| WORK INSTRUCTIONS |
Type out the complete listing below word for word, without its pictures.
== == ==
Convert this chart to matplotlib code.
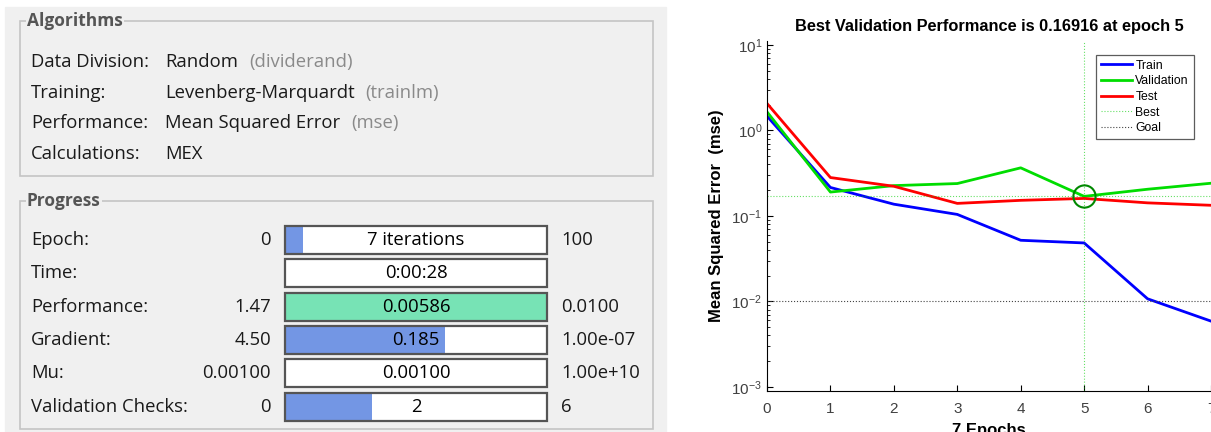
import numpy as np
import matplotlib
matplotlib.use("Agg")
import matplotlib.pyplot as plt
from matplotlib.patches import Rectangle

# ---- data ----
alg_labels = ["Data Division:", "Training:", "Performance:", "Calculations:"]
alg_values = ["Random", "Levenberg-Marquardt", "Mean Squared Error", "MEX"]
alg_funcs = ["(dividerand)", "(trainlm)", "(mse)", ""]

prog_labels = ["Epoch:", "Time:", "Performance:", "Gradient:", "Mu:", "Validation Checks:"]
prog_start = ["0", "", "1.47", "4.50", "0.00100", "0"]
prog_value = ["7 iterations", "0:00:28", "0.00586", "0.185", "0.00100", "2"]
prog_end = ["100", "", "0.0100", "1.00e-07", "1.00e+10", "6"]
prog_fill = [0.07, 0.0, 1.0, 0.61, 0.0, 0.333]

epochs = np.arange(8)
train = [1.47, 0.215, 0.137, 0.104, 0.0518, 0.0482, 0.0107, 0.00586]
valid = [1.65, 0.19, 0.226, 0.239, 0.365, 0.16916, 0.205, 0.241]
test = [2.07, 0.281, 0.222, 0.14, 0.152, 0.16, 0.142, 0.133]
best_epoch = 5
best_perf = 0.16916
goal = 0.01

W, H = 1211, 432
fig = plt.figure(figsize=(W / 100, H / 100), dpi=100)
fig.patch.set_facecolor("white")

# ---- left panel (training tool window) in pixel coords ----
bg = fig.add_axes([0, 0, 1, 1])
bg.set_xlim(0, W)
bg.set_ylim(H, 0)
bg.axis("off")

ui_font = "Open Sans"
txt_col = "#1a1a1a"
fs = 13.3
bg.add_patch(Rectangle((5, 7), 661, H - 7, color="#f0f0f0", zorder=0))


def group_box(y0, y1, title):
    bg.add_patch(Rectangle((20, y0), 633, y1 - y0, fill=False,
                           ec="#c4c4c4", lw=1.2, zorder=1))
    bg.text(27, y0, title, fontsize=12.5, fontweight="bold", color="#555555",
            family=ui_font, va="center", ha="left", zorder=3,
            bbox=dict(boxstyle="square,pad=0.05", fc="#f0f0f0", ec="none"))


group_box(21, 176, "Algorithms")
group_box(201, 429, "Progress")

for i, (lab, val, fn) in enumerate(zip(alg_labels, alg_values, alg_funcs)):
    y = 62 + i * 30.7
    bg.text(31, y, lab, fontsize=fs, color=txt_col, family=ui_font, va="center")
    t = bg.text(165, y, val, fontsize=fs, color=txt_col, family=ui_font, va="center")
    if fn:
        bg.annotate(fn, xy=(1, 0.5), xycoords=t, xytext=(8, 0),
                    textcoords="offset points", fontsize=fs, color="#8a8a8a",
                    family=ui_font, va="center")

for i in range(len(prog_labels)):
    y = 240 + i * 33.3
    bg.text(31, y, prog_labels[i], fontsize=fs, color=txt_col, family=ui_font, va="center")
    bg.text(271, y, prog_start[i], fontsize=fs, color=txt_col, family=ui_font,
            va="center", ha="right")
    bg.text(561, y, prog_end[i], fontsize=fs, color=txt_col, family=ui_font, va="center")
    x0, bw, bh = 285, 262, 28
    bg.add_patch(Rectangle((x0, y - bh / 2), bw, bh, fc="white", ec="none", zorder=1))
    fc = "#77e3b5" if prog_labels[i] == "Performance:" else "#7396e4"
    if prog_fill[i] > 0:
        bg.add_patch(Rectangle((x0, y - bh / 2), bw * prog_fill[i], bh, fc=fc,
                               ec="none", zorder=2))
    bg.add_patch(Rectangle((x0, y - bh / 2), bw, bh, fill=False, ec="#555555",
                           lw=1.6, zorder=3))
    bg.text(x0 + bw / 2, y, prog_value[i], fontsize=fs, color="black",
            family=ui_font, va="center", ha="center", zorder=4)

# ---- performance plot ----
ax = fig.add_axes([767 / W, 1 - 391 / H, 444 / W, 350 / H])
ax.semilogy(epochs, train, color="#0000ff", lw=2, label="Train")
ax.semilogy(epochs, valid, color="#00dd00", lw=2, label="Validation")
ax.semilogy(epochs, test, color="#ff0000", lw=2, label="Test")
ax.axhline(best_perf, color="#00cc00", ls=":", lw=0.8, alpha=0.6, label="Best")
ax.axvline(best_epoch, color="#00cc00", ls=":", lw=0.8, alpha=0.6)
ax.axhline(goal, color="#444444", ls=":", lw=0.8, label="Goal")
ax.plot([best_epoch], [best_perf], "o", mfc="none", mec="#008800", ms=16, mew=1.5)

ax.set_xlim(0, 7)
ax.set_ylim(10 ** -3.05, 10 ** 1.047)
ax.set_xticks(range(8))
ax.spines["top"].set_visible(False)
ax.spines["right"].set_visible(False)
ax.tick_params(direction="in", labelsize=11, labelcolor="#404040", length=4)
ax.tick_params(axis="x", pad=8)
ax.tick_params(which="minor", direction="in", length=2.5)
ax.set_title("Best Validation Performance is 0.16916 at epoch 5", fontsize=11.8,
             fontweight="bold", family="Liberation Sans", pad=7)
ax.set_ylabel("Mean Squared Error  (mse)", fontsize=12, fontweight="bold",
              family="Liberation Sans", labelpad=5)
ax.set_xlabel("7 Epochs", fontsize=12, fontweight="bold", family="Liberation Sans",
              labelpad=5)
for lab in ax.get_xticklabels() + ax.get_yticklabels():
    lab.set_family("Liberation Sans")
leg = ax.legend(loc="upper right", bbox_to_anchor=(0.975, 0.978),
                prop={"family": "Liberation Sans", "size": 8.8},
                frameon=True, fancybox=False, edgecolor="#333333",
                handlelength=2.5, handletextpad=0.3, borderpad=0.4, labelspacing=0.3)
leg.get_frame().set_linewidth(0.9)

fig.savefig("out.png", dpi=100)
== == ==
| OUTPUT |
Convert this chart to matplotlib code.
import numpy as np
import matplotlib
matplotlib.use("Agg")
import matplotlib.pyplot as plt
from matplotlib.patches import Rectangle

# ---- data ----
alg_labels = ["Data Division:", "Training:", "Performance:", "Calculations:"]
alg_values = ["Random", "Levenberg-Marquardt", "Mean Squared Error", "MEX"]
alg_funcs = ["(dividerand)", "(trainlm)", "(mse)", ""]

prog_labels = ["Epoch:", "Time:", "Performance:", "Gradient:", "Mu:", "Validation Checks:"]
prog_start = ["0", "", "1.47", "4.50", "0.00100", "0"]
prog_value = ["7 iterations", "0:00:28", "0.00586", "0.185", "0.00100", "2"]
prog_end = ["100", "", "0.0100", "1.00e-07", "1.00e+10", "6"]
prog_fill = [0.07, 0.0, 1.0, 0.61, 0.0, 0.333]

epochs = np.arange(8)
train = [1.47, 0.215, 0.137, 0.104, 0.0518, 0.0482, 0.0107, 0.00586]
valid = [1.65, 0.19, 0.226, 0.239, 0.365, 0.16916, 0.205, 0.241]
test = [2.07, 0.281, 0.222, 0.14, 0.152, 0.16, 0.142, 0.133]
best_epoch = 5
best_perf = 0.16916
goal = 0.01

W, H = 1211, 432
fig = plt.figure(figsize=(W / 100, H / 100), dpi=100)
fig.patch.set_facecolor("white")

# ---- left panel (training tool window) in pixel coords ----
bg = fig.add_axes([0, 0, 1, 1])
bg.set_xlim(0, W)
bg.set_ylim(H, 0)
bg.axis("off")

ui_font = "Open Sans"
txt_col = "#1a1a1a"
fs = 13.3
bg.add_patch(Rectangle((5, 7), 661, H - 7, color="#f0f0f0", zorder=0))


def group_box(y0, y1, title):
    bg.add_patch(Rectangle((20, y0), 633, y1 - y0, fill=False,
                           ec="#c4c4c4", lw=1.2, zorder=1))
    bg.text(27, y0, title, fontsize=12.5, fontweight="bold", color="#555555",
            family=ui_font, va="center", ha="left", zorder=3,
            bbox=dict(boxstyle="square,pad=0.05", fc="#f0f0f0", ec="none"))


group_box(21, 176, "Algorithms")
group_box(201, 429, "Progress")

for i, (lab, val, fn) in enumerate(zip(alg_labels, alg_values, alg_funcs)):
    y = 62 + i * 30.7
    bg.text(31, y, lab, fontsize=fs, color=txt_col, family=ui_font, va="center")
    t = bg.text(165, y, val, fontsize=fs, color=txt_col, family=ui_font, va="center")
    if fn:
        bg.annotate(fn, xy=(1, 0.5), xycoords=t, xytext=(8, 0),
                    textcoords="offset points", fontsize=fs, color="#8a8a8a",
                    family=ui_font, va="center")

for i in range(len(prog_labels)):
    y = 240 + i * 33.3
    bg.text(31, y, prog_labels[i], fontsize=fs, color=txt_col, family=ui_font, va="center")
    bg.text(271, y, prog_start[i], fontsize=fs, color=txt_col, family=ui_font,
            va="center", ha="right")
    bg.text(561, y, prog_end[i], fontsize=fs, color=txt_col, family=ui_font, va="center")
    x0, bw, bh = 285, 262, 28
    bg.add_patch(Rectangle((x0, y - bh / 2), bw, bh, fc="white", ec="none", zorder=1))
    fc = "#77e3b5" if prog_labels[i] == "Performance:" else "#7396e4"
    if prog_fill[i] > 0:
        bg.add_patch(Rectangle((x0, y - bh / 2), bw * prog_fill[i], bh, fc=fc,
                               ec="none", zorder=2))
    bg.add_patch(Rectangle((x0, y - bh / 2), bw, bh, fill=False, ec="#555555",
                           lw=1.6, zorder=3))
    bg.text(x0 + bw / 2, y, prog_value[i], fontsize=fs, color="black",
            family=ui_font, va="center", ha="center", zorder=4)

# ---- performance plot ----
ax = fig.add_axes([767 / W, 1 - 391 / H, 444 / W, 350 / H])
ax.semilogy(epochs, train, color="#0000ff", lw=2, label="Train")
ax.semilogy(epochs, valid, color="#00dd00", lw=2, label="Validation")
ax.semilogy(epochs, test, color="#ff0000", lw=2, label="Test")
ax.axhline(best_perf, color="#00cc00", ls=":", lw=0.8, alpha=0.6, label="Best")
ax.axvline(best_epoch, color="#00cc00", ls=":", lw=0.8, alpha=0.6)
ax.axhline(goal, color="#444444", ls=":", lw=0.8, label="Goal")
ax.plot([best_epoch], [best_perf], "o", mfc="none", mec="#008800", ms=16, mew=1.5)

ax.set_xlim(0, 7)
ax.set_ylim(10 ** -3.05, 10 ** 1.047)
ax.set_xticks(range(8))
ax.spines["top"].set_visible(False)
ax.spines["right"].set_visible(False)
ax.tick_params(direction="in", labelsize=11, labelcolor="#404040", length=4)
ax.tick_params(axis="x", pad=8)
ax.tick_params(which="minor", direction="in", length=2.5)
ax.set_title("Best Validation Performance is 0.16916 at epoch 5", fontsize=11.8,
             fontweight="bold", family="Liberation Sans", pad=7)
ax.set_ylabel("Mean Squared Error  (mse)", fontsize=12, fontweight="bold",
              family="Liberation Sans", labelpad=5)
ax.set_xlabel("7 Epochs", fontsize=12, fontweight="bold", family="Liberation Sans",
              labelpad=5)
for lab in ax.get_xticklabels() + ax.get_yticklabels():
    lab.set_family("Liberation Sans")
leg = ax.legend(loc="upper right", bbox_to_anchor=(0.975, 0.978),
                prop={"family": "Liberation Sans", "size": 8.8},
                frameon=True, fancybox=False, edgecolor="#333333",
                handlelength=2.5, handletextpad=0.3, borderpad=0.4, labelspacing=0.3)
leg.get_frame().set_linewidth(0.9)

fig.savefig("out.png", dpi=100)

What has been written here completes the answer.